CHANCELLOR Gordon Brown and the European Commission clashed last night when they met to discuss the fate of £575m of Euro aid earmarked for Durham and Tees Valley.
Michel Barnier, the Commissioner for Regional Policy, said the Chancellor's plan to "renationalise" Britain's aid budget would wreck the seven-year deal struck in Brussels last month.
But the Treasury hit back by insisting the EU's expensive proposals to help poorer regions, including Durham and Tees Valley, were not good value for the British taxpayer.
It was the first time Mr Brown had met Mr Barnier since Durham and Tees Valley were put in line for the aid, because GDP per head had slipped to 75 per cent of the average of the 15 existing EU members.
The package could be worth £575m over the seven years between 2007 and 2013 - money to be used to boost jobs by attracting investment to struggling areas.

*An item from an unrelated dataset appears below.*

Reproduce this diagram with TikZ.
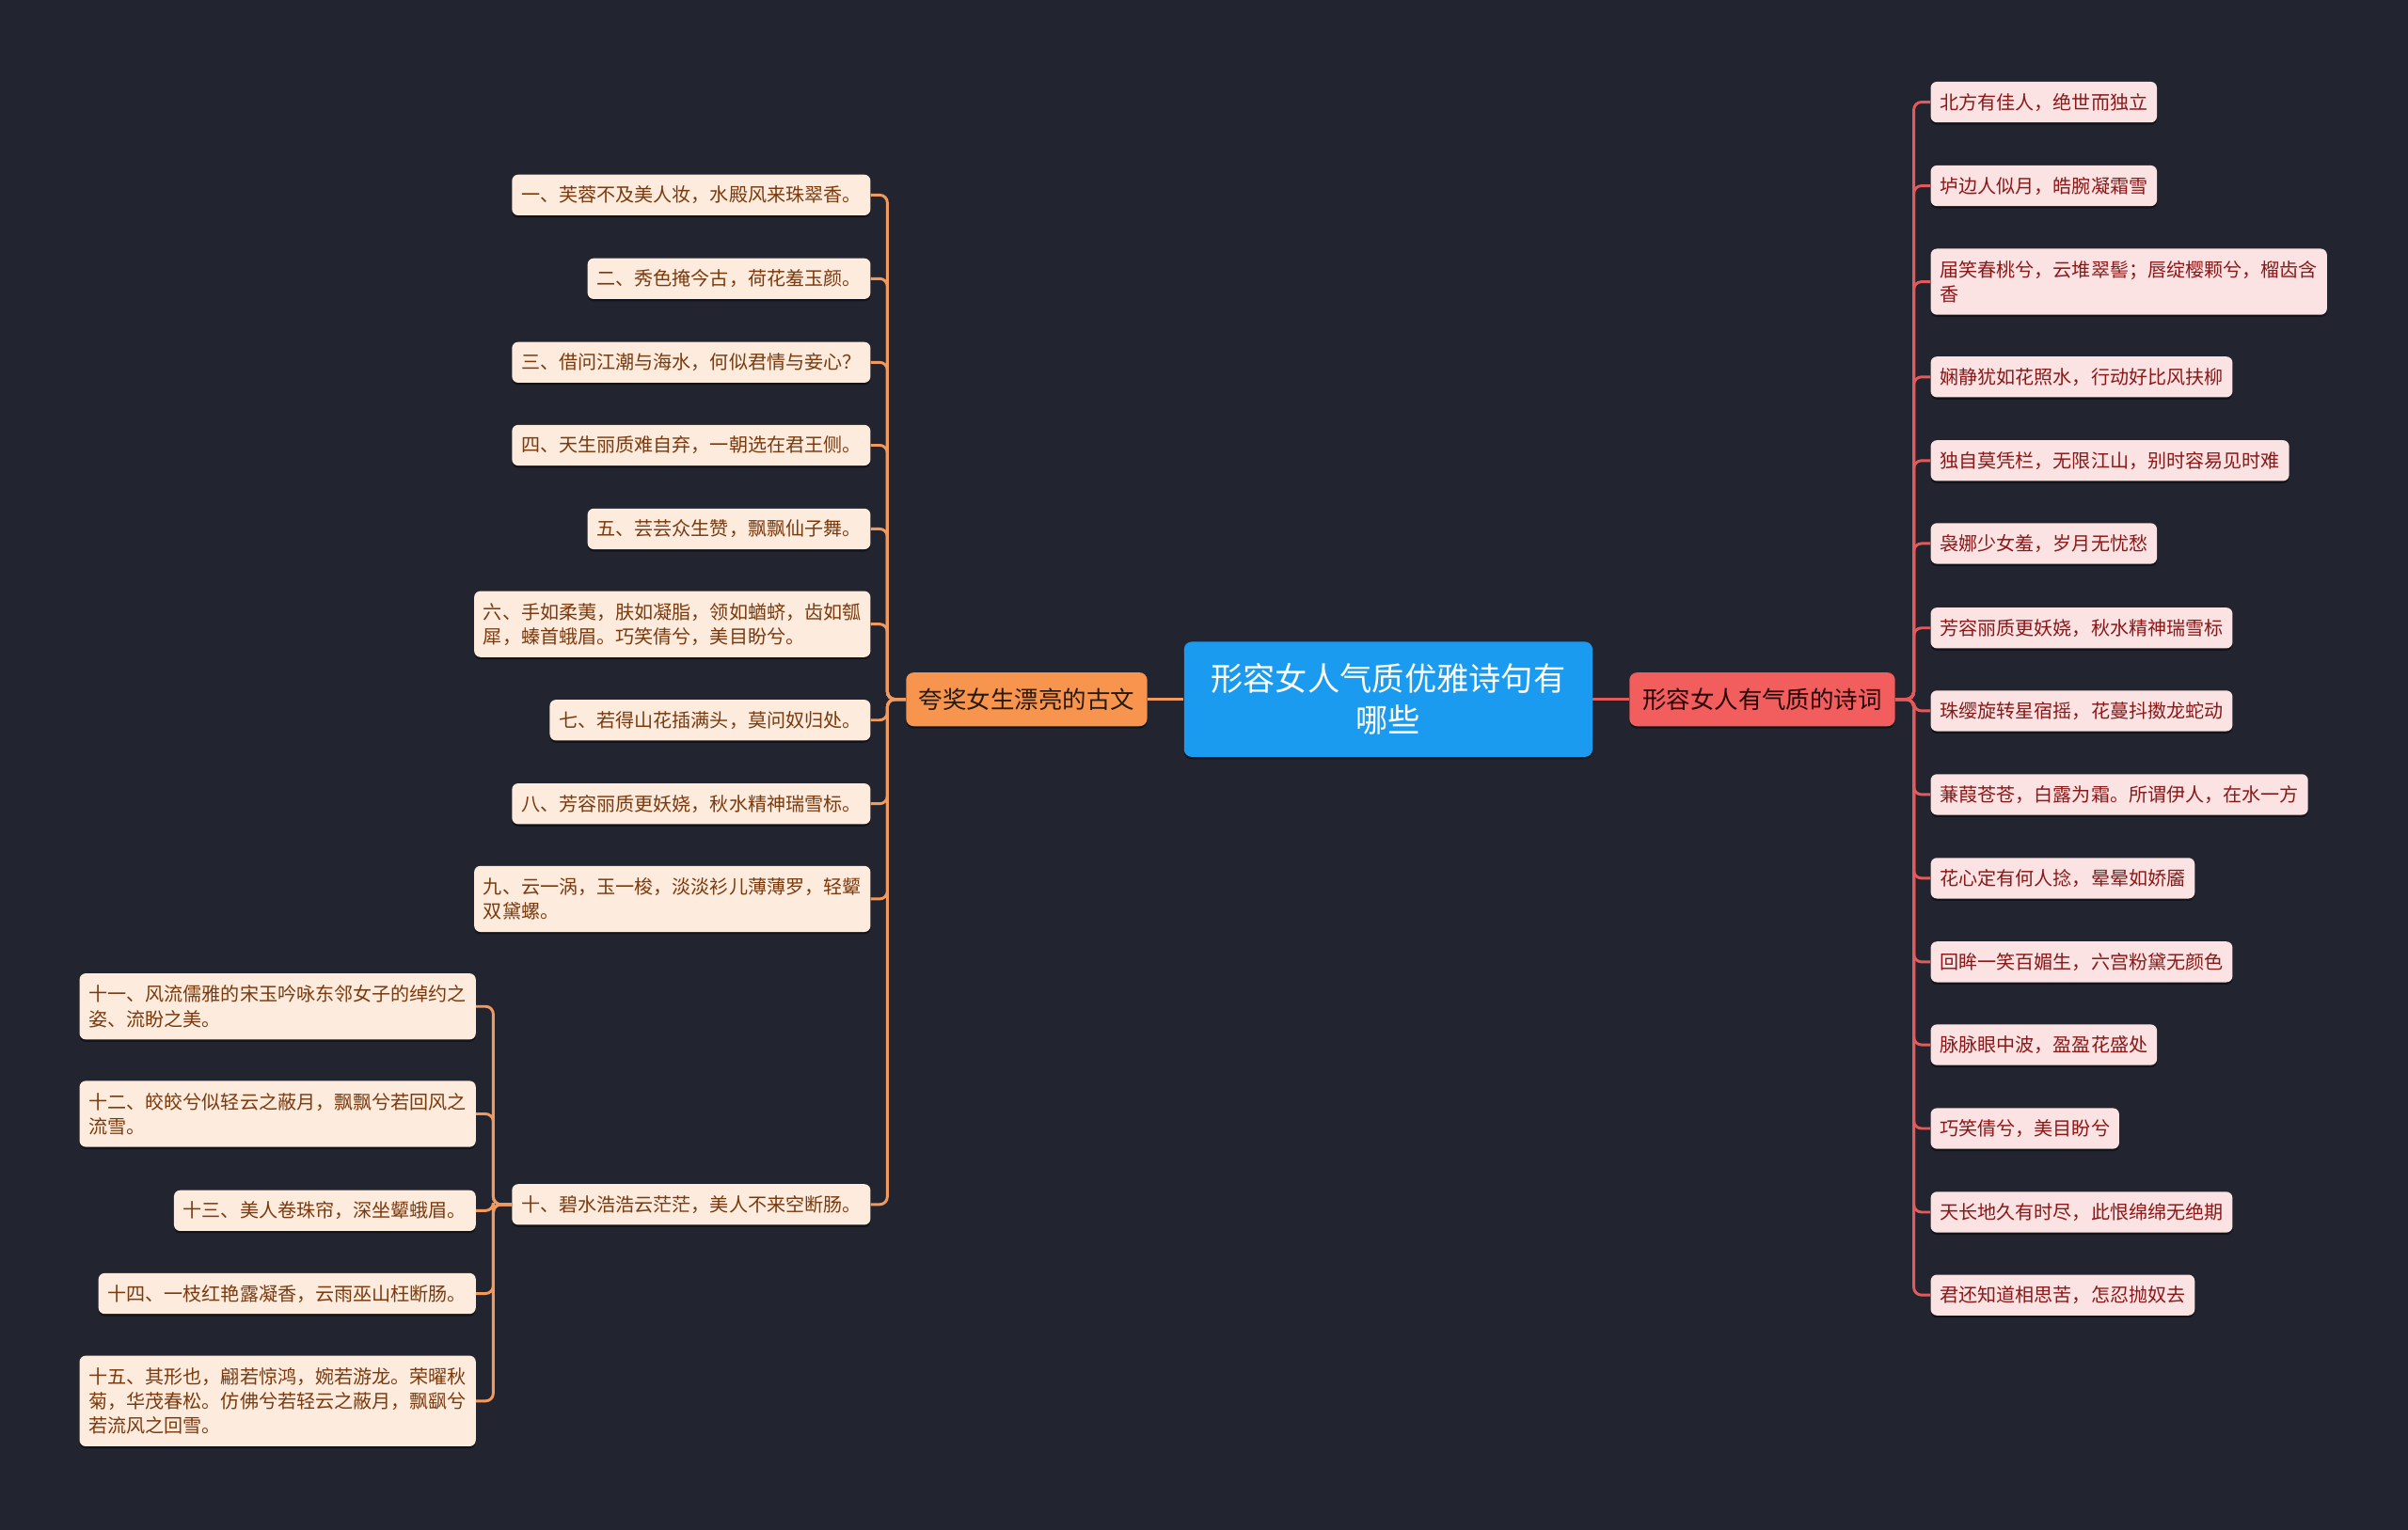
\documentclass[tikz,border=0pt]{standalone}
\usepackage{fontspec}
\setmainfont{Noto Sans CJK SC}
\usetikzlibrary{shadows}
\definecolor{bg}{HTML}{22252F}
\definecolor{lfill}{HTML}{FDEBDD}
\definecolor{ltext}{HTML}{7A3A0E}
\definecolor{rfill}{HTML}{FCE3E3}
\definecolor{rtext}{HTML}{8A1818}
\definecolor{lline}{HTML}{F29A5E}
\definecolor{rline}{HTML}{E45A5A}
\definecolor{cblue}{HTML}{1A9BF0}
\definecolor{corange}{HTML}{F7944E}
\definecolor{cred}{HTML}{F25D5D}
\tikzset{
  leaf/.style={rounded corners=4pt, inner xsep=6pt, inner ysep=2pt,
    minimum height=26.5pt, align=left,
    font=\fontsize{12.3}{16}\selectfont,
    drop shadow={shadow xshift=0pt, shadow yshift=-1.5pt, opacity=0.45, fill=black}},
  lbox/.style={leaf, fill=lfill, text=ltext, anchor=east},
  rbox/.style={leaf, fill=rfill, text=rtext, anchor=west},
  twoline/.style={minimum height=43pt},
  threeline/.style={minimum height=59pt},
  mainbox/.style={rounded corners=5pt, inner sep=0pt, align=center,
    drop shadow={shadow xshift=0pt, shadow yshift=-1.5pt, opacity=0.45, fill=black}},
  lconn/.style={draw=lline, line width=1.8pt, rounded corners=5pt},
  rconn/.style={draw=rline, line width=1.8pt, rounded corners=5pt}
}
\begin{document}
\begin{tikzpicture}[x=1pt,y=-1pt]
\useasboundingbox (0,0) rectangle (1568,996);
\fill[bg] (-4,-4) rectangle (1572,1000);

% main nodes
\node[mainbox, fill=cblue, text=white, minimum width=266pt, minimum height=75pt,
  font=\fontsize{21}{27}\selectfont] (C) at (904,455.5) {形容女人气质优雅诗句有\\哪些};
\node[mainbox, fill=corange, text=black!80!brown, minimum width=157pt, minimum height=35pt,
  font=\fontsize{15.6}{18}\selectfont] (L) at (668.5,455.5) {夸奖女生漂亮的古文};
\node[mainbox, fill=cred, text=black!85!red, minimum width=173pt, minimum height=35pt,
  font=\fontsize{15.6}{18}\selectfont] (R) at (1147.5,455.5) {形容女人有气质的诗词};

% left children
\node[lbox] (l1) at (567,127) {一、芙蓉不及美人妆，水殿风来珠翠香。};
\node[lbox] (l2) at (567,181.5) {二、秀色掩今古，荷花羞玉颜。};
\node[lbox] (l3) at (567,236) {三、借问江潮与海水，何似君情与妾心？};
\node[lbox] (l4) at (567,290) {四、天生丽质难自弃，一朝选在君王侧。};
\node[lbox] (l5) at (567,344.5) {五、芸芸众生赞，飘飘仙子舞。};
\node[lbox, twoline] (l6) at (567,406.5) {六、手如柔荑，肤如凝脂，领如蝤蛴，齿如瓠\\犀，螓首蛾眉。巧笑倩兮，美目盼兮。};
\node[lbox] (l7) at (567,469) {七、若得山花插满头，莫问奴归处。};
\node[lbox] (l8) at (567,523.5) {八、芳容丽质更妖娆，秋水精神瑞雪标。};
\node[lbox, twoline] (l9) at (567,585.5) {九、云一涡，玉一梭，淡淡衫儿薄薄罗，轻颦\\双黛螺。};
\node[lbox] (l10) at (567,784.5) {十、碧水浩浩云茫茫，美人不来空断肠。};

\node[lbox, twoline] (l11) at (310,655.5) {十一、风流儒雅的宋玉吟咏东邻女子的绰约之\\姿、流盼之美。};
\node[lbox, twoline] (l12) at (310,725.5) {十二、皎皎兮似轻云之蔽月，飘飘兮若回风之\\流雪。};
\node[lbox] (l13) at (310,788.5) {十三、美人卷珠帘，深坐颦蛾眉。};
\node[lbox] (l14) at (310,842.5) {十四、一枝红艳露凝香，云雨巫山枉断肠。};
\node[lbox, threeline] (l15) at (310,912.5) {十五、其形也，翩若惊鸿，婉若游龙。荣曜秋\\菊，华茂春松。仿佛兮若轻云之蔽月，飘飖兮\\若流风之回雪。};

% right children
\node[rbox] (r1) at (1257,66.5) {北方有佳人，绝世而独立};
\node[rbox] (r2) at (1257,121) {垆边人似月，皓腕凝霜雪};
\node[rbox, twoline] (r3) at (1257,183.5) {届笑春桃兮，云堆翠髻；唇绽樱颗兮，榴齿含\\香};
\node[rbox] (r4) at (1257,245.5) {娴静犹如花照水，行动好比风扶柳};
\node[rbox] (r5) at (1257,300) {独自莫凭栏，无限江山，别时容易见时难};
\node[rbox] (r6) at (1257,354) {袅娜少女羞，岁月无忧愁};
\node[rbox] (r7) at (1257,409) {芳容丽质更妖娆，秋水精神瑞雪标};
\node[rbox] (r8) at (1257,463) {珠缨旋转星宿摇，花蔓抖擞龙蛇动};
\node[rbox] (r9) at (1257,517.5) {蒹葭苍苍，白露为霜。所谓伊人，在水一方};
\node[rbox] (r10) at (1257,572) {花心定有何人捻，晕晕如娇靥};
\node[rbox] (r11) at (1257,626.5) {回眸一笑百媚生，六宫粉黛无颜色};
\node[rbox] (r12) at (1257,680.5) {脉脉眼中波，盈盈花盛处};
\node[rbox] (r13) at (1257,735) {巧笑倩兮，美目盼兮};
\node[rbox] (r14) at (1257,789.5) {天长地久有时尽，此恨绵绵无绝期};
\node[rbox] (r15) at (1257,843.5) {君还知道相思苦，怎忍抛奴去};

% connectors
\draw[lconn] (C.west) -- (L.east);
\draw[rconn] (C.east) -- (R.west);
\foreach \i in {1,...,10}
  \draw[lconn] (L.west) -- ++(-12,0) |- (l\i.east);
\foreach \i in {11,...,15}
  \draw[lconn] (l10.west) -- ++(-12,0) |- (l\i.east);
\foreach \i in {1,...,15}
  \draw[rconn] (R.east) -- ++(12,0) |- (r\i.west);
\end{tikzpicture}
\end{document}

But Britain and five other EU countries are demanding Brussels cuts back its ambitious £236bn cohesion package and caps its overall budget.
British regions, which are less poor than Poland, Slovakia and the other countries that join the EU on May 1, would be the ones to lose out if spending falls.

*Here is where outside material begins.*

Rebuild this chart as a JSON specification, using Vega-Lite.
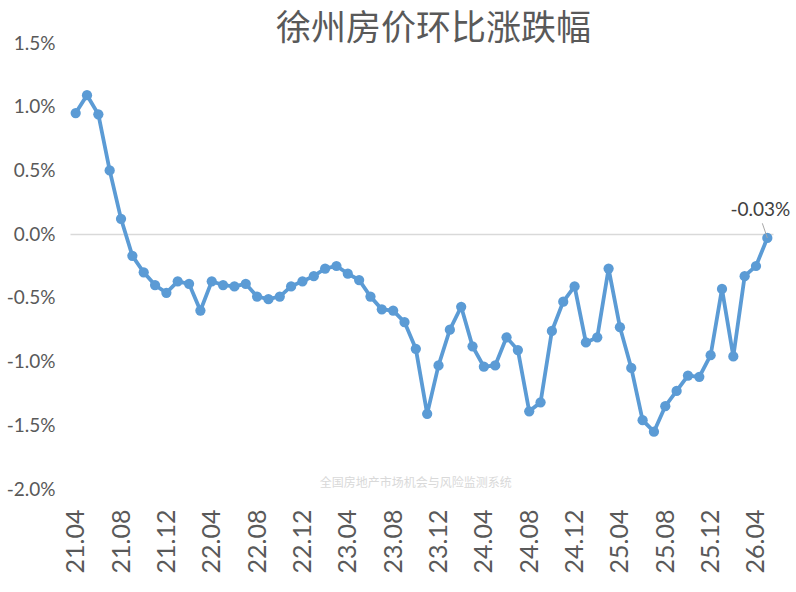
{
  "$schema": "https://vega.github.io/schema/vega-lite/v6.json",
  "width": 703,
  "height": 446,
  "autosize": {"type": "none"},
  "padding": {"left": 70, "top": 43, "right": 23, "bottom": 103},
  "background": "white",
  "title": {
    "text": "徐州房价环比涨跌幅",
    "font": "Noto Sans CJK SC",
    "fontSize": 35,
    "fontWeight": "normal",
    "color": "#595959",
    "anchor": "middle",
    "dx": 12,
    "offset": -13
  },
  "config": {
    "view": {"stroke": null},
    "font": "Lato"
  },
  "data": {
    "values": [
      {"m": "21.04", "v": 0.95}, {"m": "21.05", "v": 1.09}, {"m": "21.06", "v": 0.94},
      {"m": "21.07", "v": 0.50}, {"m": "21.08", "v": 0.12}, {"m": "21.09", "v": -0.17},
      {"m": "21.10", "v": -0.30}, {"m": "21.11", "v": -0.40}, {"m": "21.12", "v": -0.46},
      {"m": "22.01", "v": -0.37}, {"m": "22.02", "v": -0.39}, {"m": "22.03", "v": -0.60},
      {"m": "22.04", "v": -0.37}, {"m": "22.05", "v": -0.40}, {"m": "22.06", "v": -0.41},
      {"m": "22.07", "v": -0.39}, {"m": "22.08", "v": -0.49}, {"m": "22.09", "v": -0.51},
      {"m": "22.10", "v": -0.49}, {"m": "22.11", "v": -0.41}, {"m": "22.12", "v": -0.37},
      {"m": "23.01", "v": -0.33}, {"m": "23.02", "v": -0.27}, {"m": "23.03", "v": -0.25},
      {"m": "23.04", "v": -0.31}, {"m": "23.05", "v": -0.36}, {"m": "23.06", "v": -0.49},
      {"m": "23.07", "v": -0.59}, {"m": "23.08", "v": -0.60}, {"m": "23.09", "v": -0.69},
      {"m": "23.10", "v": -0.90}, {"m": "23.11", "v": -1.41}, {"m": "23.12", "v": -1.03},
      {"m": "24.01", "v": -0.75}, {"m": "24.02", "v": -0.57}, {"m": "24.03", "v": -0.88},
      {"m": "24.04", "v": -1.04}, {"m": "24.05", "v": -1.03}, {"m": "24.06", "v": -0.81},
      {"m": "24.07", "v": -0.91}, {"m": "24.08", "v": -1.39}, {"m": "24.09", "v": -1.32},
      {"m": "24.10", "v": -0.76}, {"m": "24.11", "v": -0.53}, {"m": "24.12", "v": -0.41},
      {"m": "25.01", "v": -0.85}, {"m": "25.02", "v": -0.81}, {"m": "25.03", "v": -0.27},
      {"m": "25.04", "v": -0.73}, {"m": "25.05", "v": -1.05}, {"m": "25.06", "v": -1.46},
      {"m": "25.07", "v": -1.55}, {"m": "25.08", "v": -1.35}, {"m": "25.09", "v": -1.23},
      {"m": "25.10", "v": -1.11}, {"m": "25.11", "v": -1.12}, {"m": "25.12", "v": -0.95},
      {"m": "26.01", "v": -0.43}, {"m": "26.02", "v": -0.96}, {"m": "26.03", "v": -0.33},
      {"m": "26.04", "v": -0.25}, {"m": "26.05", "v": -0.03}
    ]
  },
  "encoding": {
    "x": {
      "field": "m",
      "type": "ordinal",
      "sort": null,
      "scale": {"type": "point", "padding": 0.5},
      "axis": {
        "title": null,
        "domain": false,
        "ticks": false,
        "grid": false,
        "labelAngle": -90,
        "labelAlign": "right",
        "labelBaseline": "middle",
        "labelPadding": 20,
        "labelFontSize": 25,
        "labelColor": "#595959",
        "labelFont": "Lato",
        "labelOverlap": false,
        "labelExpr": "indexof(['04','08','12'], substring(datum.value, 3)) >= 0 ? datum.value : ''"
      }
    },
    "y": {
      "field": "v",
      "type": "quantitative",
      "scale": {"domain": [-2, 1.5], "nice": false, "zero": false},
      "axis": {
        "title": null,
        "domain": false,
        "ticks": false,
        "grid": true,
        "gridColor": "#d9d9d9",
        "gridWidth": 1.3,
        "gridOpacity": {"expr": "datum.value === 0 ? 1 : 0"},
        "values": [-2, -1.5, -1, -0.5, 0, 0.5, 1, 1.5],
        "labelExpr": "(datum.value < 0 ? '-' : '') + format(abs(datum.value), '.1f') + '%'",
        "labelPadding": 15,
        "labelFontSize": 19,
        "labelColor": "#595959",
        "labelFont": "Lato"
      }
    }
  },
  "layer": [
    {
      "mark": {"type": "line", "color": "#5b9bd5", "strokeWidth": 3.8}
    },
    {
      "mark": {"type": "point", "filled": true, "color": "#5b9bd5", "opacity": 1, "size": 105}
    },
    {
      "data": {"values": [{"m": "23.10", "v": -1.955, "t": "全国房地产市场机会与风险监测系统"}]},
      "mark": {
        "type": "text",
        "font": "Noto Sans CJK SC",
        "fontSize": 12,
        "color": "#d9d9d9",
        "align": "center",
        "baseline": "middle"
      },
      "encoding": {"text": {"field": "t"}}
    },
    {
      "data": {"values": [{"m": "26.05", "top": 0.085, "v": -0.03}]},
      "mark": {"type": "rule", "color": "#a6a6a6", "strokeWidth": 1, "xOffset": -5},
      "encoding": {
        "x2": {"field": "m"},
        "y": {"field": "top", "type": "quantitative"},
        "y2": {"field": "v"}
      }
    },
    {
      "transform": [{"filter": "datum.m === '26.05'"}],
      "mark": {
        "type": "text",
        "fontSize": 19,
        "color": "#404040",
        "align": "center",
        "baseline": "middle",
        "dx": -7,
        "dy": -28
      },
      "encoding": {"text": {"value": "-0.03%"}}
    }
  ]
}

Speaking to journalists ahead of the meeting, Mr Barnier said: "I'm not willing to sign up to the proposal to renationalise.
"This would be a seven-year guaranteed period of aid and that's something no member state can do because of political and budgetary realities."
But a Treasury spokeswoman said: "The EU budget implied by Mr Barnier is not realistic and we don't think it would be good value for the EU, the UK or any of our regions.
"We think that if we are having to contribute to the increased budget the Commission is proposing, it would mean we had less money to spend here on domestic funding. This reduction would be far greater than any money we would get back from structural funds, so his assertion that the regions would lose out is not accurate."
Objective One funding, to be renamed Convergence and Competitiveness, is matched by the Government. It is credited with creating or safeguarding 54,000 jobs in West Wales since 1999.
The package can only be afforded if the Brussels budget grows to 1.11 per cent of EU income, which would force member states to hand over extra cash.